── DATA FOR THIS EXERCISE ──

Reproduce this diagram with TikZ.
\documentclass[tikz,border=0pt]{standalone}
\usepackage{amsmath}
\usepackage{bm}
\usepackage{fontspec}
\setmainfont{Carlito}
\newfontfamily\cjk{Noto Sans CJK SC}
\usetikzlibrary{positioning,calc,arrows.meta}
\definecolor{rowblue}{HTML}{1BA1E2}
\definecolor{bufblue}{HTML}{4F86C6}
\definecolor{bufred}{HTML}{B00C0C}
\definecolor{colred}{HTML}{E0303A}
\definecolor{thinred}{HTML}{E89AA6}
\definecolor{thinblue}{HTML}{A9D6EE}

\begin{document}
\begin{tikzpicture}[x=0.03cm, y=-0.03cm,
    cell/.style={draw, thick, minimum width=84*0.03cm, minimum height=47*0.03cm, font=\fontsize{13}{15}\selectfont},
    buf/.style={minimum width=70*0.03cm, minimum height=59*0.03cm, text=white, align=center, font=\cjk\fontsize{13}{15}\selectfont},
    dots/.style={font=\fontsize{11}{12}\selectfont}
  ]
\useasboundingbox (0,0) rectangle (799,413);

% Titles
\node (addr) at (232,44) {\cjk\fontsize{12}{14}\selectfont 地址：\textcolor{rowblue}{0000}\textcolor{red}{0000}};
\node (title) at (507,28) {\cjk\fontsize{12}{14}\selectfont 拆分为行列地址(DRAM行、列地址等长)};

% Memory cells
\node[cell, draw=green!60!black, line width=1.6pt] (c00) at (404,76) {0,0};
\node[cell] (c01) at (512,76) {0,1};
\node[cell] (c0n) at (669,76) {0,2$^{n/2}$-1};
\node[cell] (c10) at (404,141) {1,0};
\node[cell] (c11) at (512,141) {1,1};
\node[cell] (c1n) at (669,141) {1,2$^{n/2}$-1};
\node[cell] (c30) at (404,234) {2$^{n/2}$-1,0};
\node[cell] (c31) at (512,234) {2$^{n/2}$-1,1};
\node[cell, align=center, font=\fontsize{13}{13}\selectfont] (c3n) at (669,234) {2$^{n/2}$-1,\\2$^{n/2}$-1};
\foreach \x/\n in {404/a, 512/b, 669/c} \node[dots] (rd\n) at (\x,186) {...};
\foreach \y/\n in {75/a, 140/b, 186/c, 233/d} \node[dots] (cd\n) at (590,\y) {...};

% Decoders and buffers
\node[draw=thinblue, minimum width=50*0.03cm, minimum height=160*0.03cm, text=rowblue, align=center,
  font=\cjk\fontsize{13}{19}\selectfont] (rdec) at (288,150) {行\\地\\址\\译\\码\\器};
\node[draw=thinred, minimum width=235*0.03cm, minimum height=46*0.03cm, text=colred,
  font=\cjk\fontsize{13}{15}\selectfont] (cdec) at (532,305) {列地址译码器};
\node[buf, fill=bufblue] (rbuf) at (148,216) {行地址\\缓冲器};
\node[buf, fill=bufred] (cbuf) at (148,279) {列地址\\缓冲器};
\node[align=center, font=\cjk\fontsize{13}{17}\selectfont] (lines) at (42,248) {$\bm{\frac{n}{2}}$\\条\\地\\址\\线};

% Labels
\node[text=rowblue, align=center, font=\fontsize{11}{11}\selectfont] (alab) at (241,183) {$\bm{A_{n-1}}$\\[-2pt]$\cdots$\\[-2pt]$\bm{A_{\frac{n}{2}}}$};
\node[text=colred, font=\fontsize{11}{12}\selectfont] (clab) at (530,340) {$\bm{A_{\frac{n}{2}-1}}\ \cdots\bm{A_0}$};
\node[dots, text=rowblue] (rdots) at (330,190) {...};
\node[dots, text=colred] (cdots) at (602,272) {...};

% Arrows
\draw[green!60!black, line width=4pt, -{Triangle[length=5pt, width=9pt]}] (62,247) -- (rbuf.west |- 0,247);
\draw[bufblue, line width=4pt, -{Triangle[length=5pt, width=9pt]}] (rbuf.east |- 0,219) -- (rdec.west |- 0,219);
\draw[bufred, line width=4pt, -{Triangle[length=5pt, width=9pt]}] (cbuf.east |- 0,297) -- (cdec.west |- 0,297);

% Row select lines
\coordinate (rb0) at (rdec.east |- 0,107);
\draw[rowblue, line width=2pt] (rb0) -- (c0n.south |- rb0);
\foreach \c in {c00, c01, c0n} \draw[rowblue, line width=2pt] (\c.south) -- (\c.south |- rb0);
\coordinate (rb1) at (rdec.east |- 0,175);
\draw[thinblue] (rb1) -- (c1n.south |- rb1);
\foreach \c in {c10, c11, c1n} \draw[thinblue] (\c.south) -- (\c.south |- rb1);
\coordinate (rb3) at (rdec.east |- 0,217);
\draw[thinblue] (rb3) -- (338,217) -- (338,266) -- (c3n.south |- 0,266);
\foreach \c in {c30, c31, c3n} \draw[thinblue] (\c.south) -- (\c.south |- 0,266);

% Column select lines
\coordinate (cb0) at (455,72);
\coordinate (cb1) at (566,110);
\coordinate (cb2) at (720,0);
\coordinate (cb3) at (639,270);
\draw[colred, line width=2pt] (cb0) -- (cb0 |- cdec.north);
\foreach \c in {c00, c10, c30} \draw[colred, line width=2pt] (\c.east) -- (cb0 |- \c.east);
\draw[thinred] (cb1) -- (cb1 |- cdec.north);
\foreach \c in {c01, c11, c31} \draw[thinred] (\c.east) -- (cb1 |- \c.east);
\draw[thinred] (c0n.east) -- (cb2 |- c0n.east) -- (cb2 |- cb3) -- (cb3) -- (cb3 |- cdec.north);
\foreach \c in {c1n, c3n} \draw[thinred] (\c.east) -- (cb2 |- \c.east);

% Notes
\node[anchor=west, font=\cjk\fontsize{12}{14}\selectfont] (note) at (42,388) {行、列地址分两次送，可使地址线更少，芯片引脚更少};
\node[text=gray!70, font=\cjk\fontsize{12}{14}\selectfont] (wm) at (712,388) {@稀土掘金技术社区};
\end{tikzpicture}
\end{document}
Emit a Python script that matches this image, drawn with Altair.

───

§ **PROMPT**
Reproduce the whole listing word for word.

§ **EXPECTED ANSWER**
Reproduce this diagram with TikZ.
\documentclass[tikz,border=0pt]{standalone}
\usepackage{amsmath}
\usepackage{bm}
\usepackage{fontspec}
\setmainfont{Carlito}
\newfontfamily\cjk{Noto Sans CJK SC}
\usetikzlibrary{positioning,calc,arrows.meta}
\definecolor{rowblue}{HTML}{1BA1E2}
\definecolor{bufblue}{HTML}{4F86C6}
\definecolor{bufred}{HTML}{B00C0C}
\definecolor{colred}{HTML}{E0303A}
\definecolor{thinred}{HTML}{E89AA6}
\definecolor{thinblue}{HTML}{A9D6EE}

\begin{document}
\begin{tikzpicture}[x=0.03cm, y=-0.03cm,
    cell/.style={draw, thick, minimum width=84*0.03cm, minimum height=47*0.03cm, font=\fontsize{13}{15}\selectfont},
    buf/.style={minimum width=70*0.03cm, minimum height=59*0.03cm, text=white, align=center, font=\cjk\fontsize{13}{15}\selectfont},
    dots/.style={font=\fontsize{11}{12}\selectfont}
  ]
\useasboundingbox (0,0) rectangle (799,413);

% Titles
\node (addr) at (232,44) {\cjk\fontsize{12}{14}\selectfont 地址：\textcolor{rowblue}{0000}\textcolor{red}{0000}};
\node (title) at (507,28) {\cjk\fontsize{12}{14}\selectfont 拆分为行列地址(DRAM行、列地址等长)};

% Memory cells
\node[cell, draw=green!60!black, line width=1.6pt] (c00) at (404,76) {0,0};
\node[cell] (c01) at (512,76) {0,1};
\node[cell] (c0n) at (669,76) {0,2$^{n/2}$-1};
\node[cell] (c10) at (404,141) {1,0};
\node[cell] (c11) at (512,141) {1,1};
\node[cell] (c1n) at (669,141) {1,2$^{n/2}$-1};
\node[cell] (c30) at (404,234) {2$^{n/2}$-1,0};
\node[cell] (c31) at (512,234) {2$^{n/2}$-1,1};
\node[cell, align=center, font=\fontsize{13}{13}\selectfont] (c3n) at (669,234) {2$^{n/2}$-1,\\2$^{n/2}$-1};
\foreach \x/\n in {404/a, 512/b, 669/c} \node[dots] (rd\n) at (\x,186) {...};
\foreach \y/\n in {75/a, 140/b, 186/c, 233/d} \node[dots] (cd\n) at (590,\y) {...};

% Decoders and buffers
\node[draw=thinblue, minimum width=50*0.03cm, minimum height=160*0.03cm, text=rowblue, align=center,
  font=\cjk\fontsize{13}{19}\selectfont] (rdec) at (288,150) {行\\地\\址\\译\\码\\器};
\node[draw=thinred, minimum width=235*0.03cm, minimum height=46*0.03cm, text=colred,
  font=\cjk\fontsize{13}{15}\selectfont] (cdec) at (532,305) {列地址译码器};
\node[buf, fill=bufblue] (rbuf) at (148,216) {行地址\\缓冲器};
\node[buf, fill=bufred] (cbuf) at (148,279) {列地址\\缓冲器};
\node[align=center, font=\cjk\fontsize{13}{17}\selectfont] (lines) at (42,248) {$\bm{\frac{n}{2}}$\\条\\地\\址\\线};

% Labels
\node[text=rowblue, align=center, font=\fontsize{11}{11}\selectfont] (alab) at (241,183) {$\bm{A_{n-1}}$\\[-2pt]$\cdots$\\[-2pt]$\bm{A_{\frac{n}{2}}}$};
\node[text=colred, font=\fontsize{11}{12}\selectfont] (clab) at (530,340) {$\bm{A_{\frac{n}{2}-1}}\ \cdots\bm{A_0}$};
\node[dots, text=rowblue] (rdots) at (330,190) {...};
\node[dots, text=colred] (cdots) at (602,272) {...};

% Arrows
\draw[green!60!black, line width=4pt, -{Triangle[length=5pt, width=9pt]}] (62,247) -- (rbuf.west |- 0,247);
\draw[bufblue, line width=4pt, -{Triangle[length=5pt, width=9pt]}] (rbuf.east |- 0,219) -- (rdec.west |- 0,219);
\draw[bufred, line width=4pt, -{Triangle[length=5pt, width=9pt]}] (cbuf.east |- 0,297) -- (cdec.west |- 0,297);

% Row select lines
\coordinate (rb0) at (rdec.east |- 0,107);
\draw[rowblue, line width=2pt] (rb0) -- (c0n.south |- rb0);
\foreach \c in {c00, c01, c0n} \draw[rowblue, line width=2pt] (\c.south) -- (\c.south |- rb0);
\coordinate (rb1) at (rdec.east |- 0,175);
\draw[thinblue] (rb1) -- (c1n.south |- rb1);
\foreach \c in {c10, c11, c1n} \draw[thinblue] (\c.south) -- (\c.south |- rb1);
\coordinate (rb3) at (rdec.east |- 0,217);
\draw[thinblue] (rb3) -- (338,217) -- (338,266) -- (c3n.south |- 0,266);
\foreach \c in {c30, c31, c3n} \draw[thinblue] (\c.south) -- (\c.south |- 0,266);

% Column select lines
\coordinate (cb0) at (455,72);
\coordinate (cb1) at (566,110);
\coordinate (cb2) at (720,0);
\coordinate (cb3) at (639,270);
\draw[colred, line width=2pt] (cb0) -- (cb0 |- cdec.north);
\foreach \c in {c00, c10, c30} \draw[colred, line width=2pt] (\c.east) -- (cb0 |- \c.east);
\draw[thinred] (cb1) -- (cb1 |- cdec.north);
\foreach \c in {c01, c11, c31} \draw[thinred] (\c.east) -- (cb1 |- \c.east);
\draw[thinred] (c0n.east) -- (cb2 |- c0n.east) -- (cb2 |- cb3) -- (cb3) -- (cb3 |- cdec.north);
\foreach \c in {c1n, c3n} \draw[thinred] (\c.east) -- (cb2 |- \c.east);

% Notes
\node[anchor=west, font=\cjk\fontsize{12}{14}\selectfont] (note) at (42,388) {行、列地址分两次送，可使地址线更少，芯片引脚更少};
\node[text=gray!70, font=\cjk\fontsize{12}{14}\selectfont] (wm) at (712,388) {@稀土掘金技术社区};
\end{tikzpicture}
\end{document}
Emit a Python script that matches this image, drawn with Altair.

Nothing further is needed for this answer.